-- start AVAILABLE DATA --

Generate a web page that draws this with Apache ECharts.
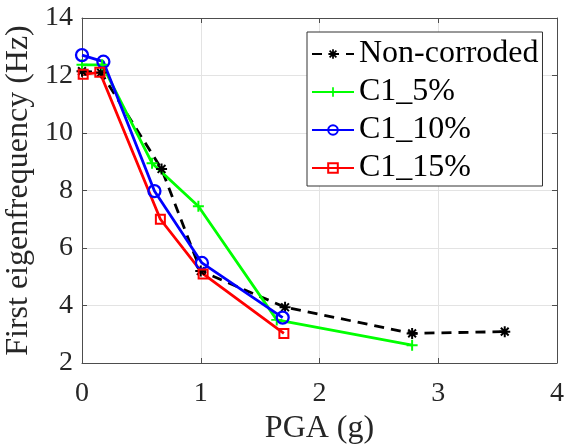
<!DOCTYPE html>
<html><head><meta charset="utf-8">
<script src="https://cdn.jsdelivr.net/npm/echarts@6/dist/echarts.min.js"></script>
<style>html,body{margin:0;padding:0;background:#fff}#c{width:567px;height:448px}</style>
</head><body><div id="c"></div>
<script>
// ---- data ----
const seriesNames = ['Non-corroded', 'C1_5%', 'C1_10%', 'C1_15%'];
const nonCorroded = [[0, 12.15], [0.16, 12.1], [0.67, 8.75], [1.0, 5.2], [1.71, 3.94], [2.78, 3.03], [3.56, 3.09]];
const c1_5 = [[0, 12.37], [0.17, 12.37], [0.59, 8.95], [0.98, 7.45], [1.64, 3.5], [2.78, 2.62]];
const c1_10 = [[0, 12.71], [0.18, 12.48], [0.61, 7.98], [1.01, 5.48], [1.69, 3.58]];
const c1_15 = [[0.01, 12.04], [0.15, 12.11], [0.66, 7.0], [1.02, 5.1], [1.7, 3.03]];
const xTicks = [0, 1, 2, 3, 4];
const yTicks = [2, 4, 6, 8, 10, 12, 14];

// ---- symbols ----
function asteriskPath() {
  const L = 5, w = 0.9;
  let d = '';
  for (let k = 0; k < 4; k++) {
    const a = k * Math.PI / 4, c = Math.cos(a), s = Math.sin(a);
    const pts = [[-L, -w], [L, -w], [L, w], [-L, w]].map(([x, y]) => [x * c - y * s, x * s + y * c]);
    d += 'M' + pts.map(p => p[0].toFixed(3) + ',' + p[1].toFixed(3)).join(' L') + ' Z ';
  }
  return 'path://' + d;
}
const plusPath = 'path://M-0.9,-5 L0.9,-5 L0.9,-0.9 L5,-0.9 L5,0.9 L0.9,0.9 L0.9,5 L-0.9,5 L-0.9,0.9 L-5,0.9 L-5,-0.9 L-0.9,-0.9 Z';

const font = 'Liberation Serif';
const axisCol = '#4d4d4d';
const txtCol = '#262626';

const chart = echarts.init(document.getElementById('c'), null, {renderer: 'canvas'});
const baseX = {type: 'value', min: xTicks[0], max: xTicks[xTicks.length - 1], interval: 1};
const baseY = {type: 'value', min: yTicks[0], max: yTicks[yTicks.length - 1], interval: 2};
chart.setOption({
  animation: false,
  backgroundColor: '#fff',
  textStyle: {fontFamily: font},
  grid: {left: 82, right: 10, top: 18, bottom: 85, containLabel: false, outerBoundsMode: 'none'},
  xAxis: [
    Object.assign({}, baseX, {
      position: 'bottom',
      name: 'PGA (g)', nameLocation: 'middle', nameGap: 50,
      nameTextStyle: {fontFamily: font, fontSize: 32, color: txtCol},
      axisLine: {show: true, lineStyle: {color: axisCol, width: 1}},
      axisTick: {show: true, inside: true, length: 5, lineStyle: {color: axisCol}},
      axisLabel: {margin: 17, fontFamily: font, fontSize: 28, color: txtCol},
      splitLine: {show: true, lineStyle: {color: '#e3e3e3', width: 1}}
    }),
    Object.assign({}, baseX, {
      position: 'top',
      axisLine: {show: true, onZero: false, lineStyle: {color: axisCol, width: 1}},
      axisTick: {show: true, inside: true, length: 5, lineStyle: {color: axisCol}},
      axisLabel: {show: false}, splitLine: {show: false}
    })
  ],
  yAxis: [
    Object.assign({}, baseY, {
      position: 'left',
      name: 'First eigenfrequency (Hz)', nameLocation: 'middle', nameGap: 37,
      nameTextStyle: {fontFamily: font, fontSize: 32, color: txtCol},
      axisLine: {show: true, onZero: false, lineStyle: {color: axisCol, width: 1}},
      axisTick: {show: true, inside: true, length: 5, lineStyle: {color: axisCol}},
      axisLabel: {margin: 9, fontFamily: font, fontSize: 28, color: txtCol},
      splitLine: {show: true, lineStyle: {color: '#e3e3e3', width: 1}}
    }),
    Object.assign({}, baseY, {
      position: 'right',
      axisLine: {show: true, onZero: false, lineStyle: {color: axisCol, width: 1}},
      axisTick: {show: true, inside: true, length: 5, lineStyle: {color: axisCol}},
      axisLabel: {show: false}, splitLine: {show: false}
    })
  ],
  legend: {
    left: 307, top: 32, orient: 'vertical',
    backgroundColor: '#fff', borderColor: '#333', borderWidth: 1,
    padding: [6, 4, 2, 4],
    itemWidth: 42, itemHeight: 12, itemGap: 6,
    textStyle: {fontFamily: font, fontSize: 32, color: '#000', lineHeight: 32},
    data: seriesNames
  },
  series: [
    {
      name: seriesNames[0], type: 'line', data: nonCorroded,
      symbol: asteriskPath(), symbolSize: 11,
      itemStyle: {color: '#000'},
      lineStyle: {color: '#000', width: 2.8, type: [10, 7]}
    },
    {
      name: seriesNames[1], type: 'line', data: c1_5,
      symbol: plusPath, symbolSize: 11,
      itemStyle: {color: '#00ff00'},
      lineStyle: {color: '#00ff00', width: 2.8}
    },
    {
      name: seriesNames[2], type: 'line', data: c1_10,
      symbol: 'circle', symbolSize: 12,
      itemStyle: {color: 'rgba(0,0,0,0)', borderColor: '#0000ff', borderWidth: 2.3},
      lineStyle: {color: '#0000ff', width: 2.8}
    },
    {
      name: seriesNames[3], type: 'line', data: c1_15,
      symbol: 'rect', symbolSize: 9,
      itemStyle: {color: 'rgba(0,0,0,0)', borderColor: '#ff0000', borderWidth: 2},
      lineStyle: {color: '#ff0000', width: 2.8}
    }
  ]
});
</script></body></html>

-- end AVAILABLE DATA --
-- start AVAILABLE DATA --

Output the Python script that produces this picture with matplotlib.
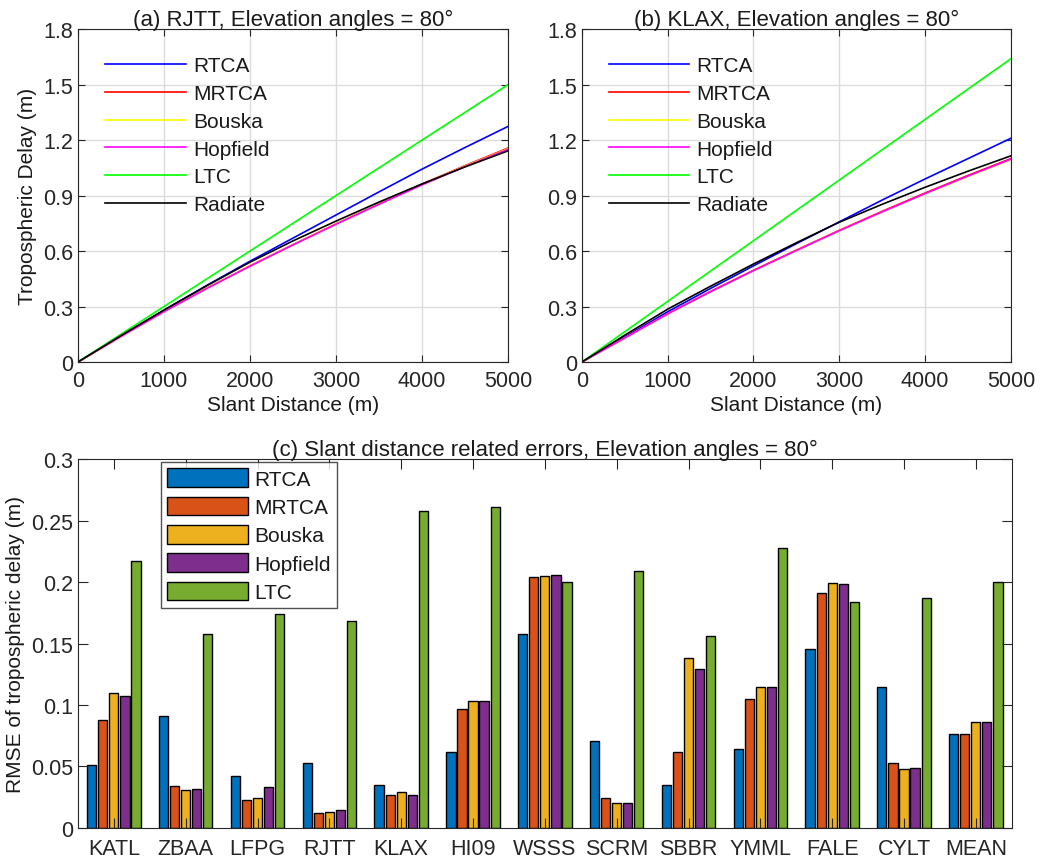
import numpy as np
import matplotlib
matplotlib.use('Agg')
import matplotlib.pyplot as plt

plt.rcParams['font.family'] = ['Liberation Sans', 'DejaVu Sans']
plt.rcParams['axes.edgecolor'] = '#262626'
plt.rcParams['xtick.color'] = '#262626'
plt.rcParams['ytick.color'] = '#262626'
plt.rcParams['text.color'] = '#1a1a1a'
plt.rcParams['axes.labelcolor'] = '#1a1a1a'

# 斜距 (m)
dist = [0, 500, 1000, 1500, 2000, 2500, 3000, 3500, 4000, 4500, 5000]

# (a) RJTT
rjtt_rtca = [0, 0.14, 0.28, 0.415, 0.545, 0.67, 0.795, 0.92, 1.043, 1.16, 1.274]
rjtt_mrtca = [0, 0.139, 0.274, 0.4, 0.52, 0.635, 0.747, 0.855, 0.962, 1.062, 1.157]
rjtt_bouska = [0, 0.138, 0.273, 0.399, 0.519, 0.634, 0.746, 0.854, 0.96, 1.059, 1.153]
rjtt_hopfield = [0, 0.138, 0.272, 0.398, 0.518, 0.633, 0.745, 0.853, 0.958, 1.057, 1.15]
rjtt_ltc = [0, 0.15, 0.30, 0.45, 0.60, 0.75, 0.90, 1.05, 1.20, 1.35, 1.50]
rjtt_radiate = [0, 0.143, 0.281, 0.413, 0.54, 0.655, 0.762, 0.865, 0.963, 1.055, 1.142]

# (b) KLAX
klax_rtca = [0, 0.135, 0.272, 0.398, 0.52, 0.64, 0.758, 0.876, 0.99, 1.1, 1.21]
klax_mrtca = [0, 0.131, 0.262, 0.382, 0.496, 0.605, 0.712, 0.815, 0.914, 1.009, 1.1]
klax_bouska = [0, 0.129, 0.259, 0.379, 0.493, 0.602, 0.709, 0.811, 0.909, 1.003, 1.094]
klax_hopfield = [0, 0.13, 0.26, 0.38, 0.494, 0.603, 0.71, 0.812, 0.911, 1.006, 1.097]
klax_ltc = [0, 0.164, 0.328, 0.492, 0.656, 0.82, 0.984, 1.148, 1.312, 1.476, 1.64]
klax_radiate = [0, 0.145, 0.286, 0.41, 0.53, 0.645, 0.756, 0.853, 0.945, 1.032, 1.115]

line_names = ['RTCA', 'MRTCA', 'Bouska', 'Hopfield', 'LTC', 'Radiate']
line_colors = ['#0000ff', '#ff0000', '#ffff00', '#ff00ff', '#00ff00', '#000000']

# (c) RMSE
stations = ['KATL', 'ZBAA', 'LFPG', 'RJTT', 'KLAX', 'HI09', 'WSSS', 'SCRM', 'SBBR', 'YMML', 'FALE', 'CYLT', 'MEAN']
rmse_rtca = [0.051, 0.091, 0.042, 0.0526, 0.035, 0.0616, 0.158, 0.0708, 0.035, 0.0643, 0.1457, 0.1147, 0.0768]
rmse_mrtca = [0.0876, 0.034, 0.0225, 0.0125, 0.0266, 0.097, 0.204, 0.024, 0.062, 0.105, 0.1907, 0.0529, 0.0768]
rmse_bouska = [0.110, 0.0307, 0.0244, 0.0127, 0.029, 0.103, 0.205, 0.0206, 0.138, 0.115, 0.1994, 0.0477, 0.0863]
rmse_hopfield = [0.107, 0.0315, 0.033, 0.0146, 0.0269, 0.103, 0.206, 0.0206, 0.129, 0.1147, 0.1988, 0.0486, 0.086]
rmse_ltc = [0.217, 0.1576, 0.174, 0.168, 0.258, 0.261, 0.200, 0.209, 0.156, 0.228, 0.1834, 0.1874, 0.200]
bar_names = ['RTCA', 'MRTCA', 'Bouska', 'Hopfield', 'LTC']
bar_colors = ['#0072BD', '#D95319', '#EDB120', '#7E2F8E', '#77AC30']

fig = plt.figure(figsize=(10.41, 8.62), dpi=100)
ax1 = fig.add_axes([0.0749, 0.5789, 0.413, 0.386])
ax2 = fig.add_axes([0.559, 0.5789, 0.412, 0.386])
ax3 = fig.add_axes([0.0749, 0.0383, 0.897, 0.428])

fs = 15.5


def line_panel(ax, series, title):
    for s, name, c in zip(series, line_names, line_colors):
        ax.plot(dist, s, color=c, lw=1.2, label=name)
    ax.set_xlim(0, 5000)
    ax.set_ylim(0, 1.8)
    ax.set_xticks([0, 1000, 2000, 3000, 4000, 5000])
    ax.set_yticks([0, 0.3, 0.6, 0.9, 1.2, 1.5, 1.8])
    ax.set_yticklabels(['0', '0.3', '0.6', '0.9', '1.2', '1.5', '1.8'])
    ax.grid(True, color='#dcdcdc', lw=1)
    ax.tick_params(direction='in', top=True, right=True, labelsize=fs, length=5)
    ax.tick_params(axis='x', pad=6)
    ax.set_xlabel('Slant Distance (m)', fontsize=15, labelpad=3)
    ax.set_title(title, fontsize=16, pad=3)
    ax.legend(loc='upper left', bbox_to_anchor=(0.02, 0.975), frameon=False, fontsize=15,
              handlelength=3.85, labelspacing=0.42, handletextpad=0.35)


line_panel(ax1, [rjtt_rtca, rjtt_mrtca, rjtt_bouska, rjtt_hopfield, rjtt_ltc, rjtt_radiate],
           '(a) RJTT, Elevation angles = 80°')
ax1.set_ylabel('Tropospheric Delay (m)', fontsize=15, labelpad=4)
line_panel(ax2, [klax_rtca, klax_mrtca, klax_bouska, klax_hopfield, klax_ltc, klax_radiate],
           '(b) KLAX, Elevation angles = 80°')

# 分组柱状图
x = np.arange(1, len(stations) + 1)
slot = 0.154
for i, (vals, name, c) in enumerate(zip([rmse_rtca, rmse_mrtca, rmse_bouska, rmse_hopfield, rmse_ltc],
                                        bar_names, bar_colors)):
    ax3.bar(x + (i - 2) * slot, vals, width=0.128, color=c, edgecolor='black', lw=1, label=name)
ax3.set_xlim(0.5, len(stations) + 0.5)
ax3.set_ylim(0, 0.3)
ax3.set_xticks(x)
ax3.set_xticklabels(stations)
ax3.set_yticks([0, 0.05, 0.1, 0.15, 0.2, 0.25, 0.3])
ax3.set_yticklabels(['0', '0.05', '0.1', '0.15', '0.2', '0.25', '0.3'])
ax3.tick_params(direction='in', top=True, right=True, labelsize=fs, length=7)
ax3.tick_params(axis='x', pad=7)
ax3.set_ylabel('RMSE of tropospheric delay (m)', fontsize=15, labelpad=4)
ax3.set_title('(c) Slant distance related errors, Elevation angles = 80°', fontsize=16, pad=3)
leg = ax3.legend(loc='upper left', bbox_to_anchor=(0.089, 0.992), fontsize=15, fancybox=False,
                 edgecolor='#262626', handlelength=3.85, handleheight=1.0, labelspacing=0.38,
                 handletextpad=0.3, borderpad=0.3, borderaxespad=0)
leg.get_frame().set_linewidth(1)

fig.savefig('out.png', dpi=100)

-- end AVAILABLE DATA --
-- start AVAILABLE DATA --

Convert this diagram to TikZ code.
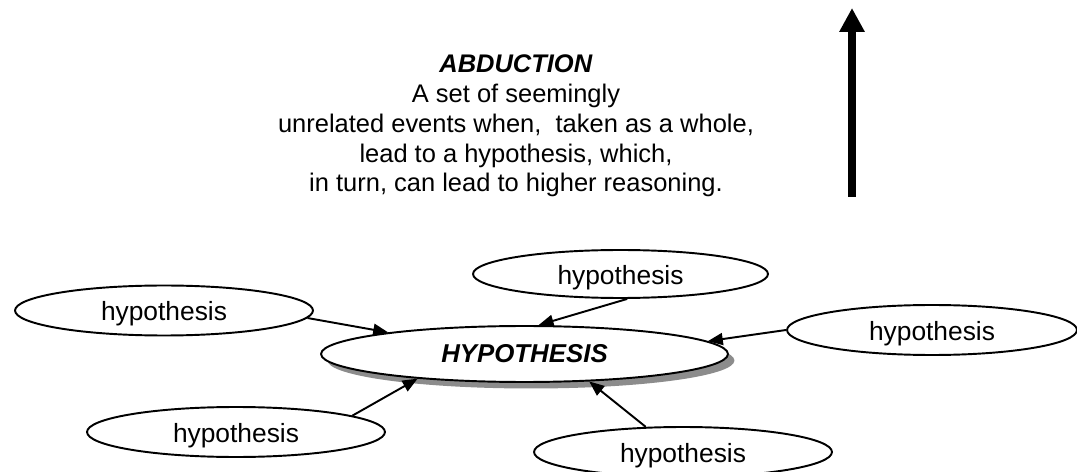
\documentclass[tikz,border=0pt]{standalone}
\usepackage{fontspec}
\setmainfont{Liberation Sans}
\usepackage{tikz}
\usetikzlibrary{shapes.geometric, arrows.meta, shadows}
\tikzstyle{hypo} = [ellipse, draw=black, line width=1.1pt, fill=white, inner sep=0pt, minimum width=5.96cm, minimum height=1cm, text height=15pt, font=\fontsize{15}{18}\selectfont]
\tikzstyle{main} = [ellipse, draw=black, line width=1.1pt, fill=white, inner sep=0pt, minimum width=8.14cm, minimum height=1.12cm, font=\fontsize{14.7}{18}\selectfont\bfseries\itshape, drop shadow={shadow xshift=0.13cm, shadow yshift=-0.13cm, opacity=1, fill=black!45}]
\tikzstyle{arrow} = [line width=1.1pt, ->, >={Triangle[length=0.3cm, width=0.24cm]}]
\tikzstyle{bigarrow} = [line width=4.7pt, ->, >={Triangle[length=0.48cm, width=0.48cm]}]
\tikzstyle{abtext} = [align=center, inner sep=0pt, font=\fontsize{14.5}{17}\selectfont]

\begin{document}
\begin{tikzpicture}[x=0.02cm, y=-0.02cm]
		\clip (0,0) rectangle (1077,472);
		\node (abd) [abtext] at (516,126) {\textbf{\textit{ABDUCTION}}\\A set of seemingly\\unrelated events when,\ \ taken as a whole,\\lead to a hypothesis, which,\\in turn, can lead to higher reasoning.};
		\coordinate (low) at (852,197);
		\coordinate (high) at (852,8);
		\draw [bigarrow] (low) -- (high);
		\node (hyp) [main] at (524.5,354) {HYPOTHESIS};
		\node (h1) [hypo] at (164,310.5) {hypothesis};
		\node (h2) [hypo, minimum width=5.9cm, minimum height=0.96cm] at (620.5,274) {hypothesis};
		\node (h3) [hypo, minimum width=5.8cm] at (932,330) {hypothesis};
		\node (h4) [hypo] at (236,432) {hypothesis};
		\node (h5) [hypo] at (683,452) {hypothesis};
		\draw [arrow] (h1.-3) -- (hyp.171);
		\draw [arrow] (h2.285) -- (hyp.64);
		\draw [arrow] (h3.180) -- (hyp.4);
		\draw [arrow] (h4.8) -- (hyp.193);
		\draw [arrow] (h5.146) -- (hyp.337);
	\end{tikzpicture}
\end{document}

-- end AVAILABLE DATA --

**THE EXERCISE:**
Working from the material above, state how many lines contain "script"; give only the number.

**CORRECT RESULT:**
4